LinkedIn Corp delivered revenue forecasts that fell short of Wall Street’s expectations, deflating hopes that the high-flying professional social network can sustain its growth streak and sending its stock 8 percent lower.
On Thursday, the social network geared towards connecting professionals with prospective employers also announced it would pay $120 million in cash and stock to buy online job search service Bright, which it said should help improve online matches while broadening its user base.
LinkedIn has beaten top-line targets every quarter since the company went public in 2011. Its priority is now finding ways to make money out of the company’s mobile applications through features such as “sponsored updates,” while expanding its user base internationally.

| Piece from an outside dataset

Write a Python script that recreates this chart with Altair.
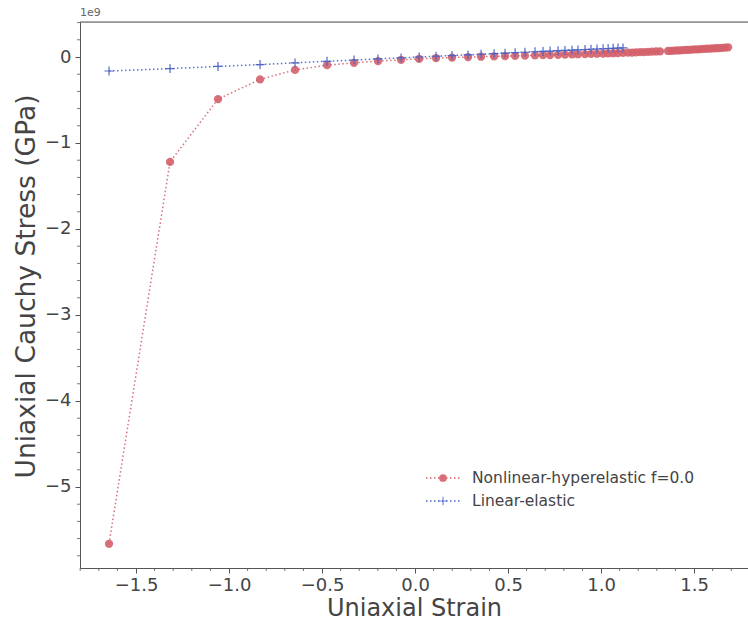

LinkedIn’s membership climbed 7 percent to 277 million worldwide, from 259 million at the end of the third quarter. But that pace slackened slightly from 9 percent in each of the two previous quarters.
Mobile users now account for 41 percent of its members, from 38 percent in the third quarter and a mere 8 percent in early 2011.
LinkedIn posted a 20 percent rise in non-GAAP net income to $48.2 million in 2013’s fourth quarter, on better-than-expected revenue of $447.2 million.
But its revenue outlook for the first quarter and for the full 2014 year both missed analysts’ expectations.
It forecast 2014 revenue of between $2.02 billion and $2.05 billion, compared to the average analyst expectation of $2.16 billion, according to Thomson Reuters I/B/E/S.
For the first quarter, the company’s sales outlook of $455 million to $460 million also came in below the $470 million expected by analysts.
Shares of LinkedIn were down 8 percent at $205.51.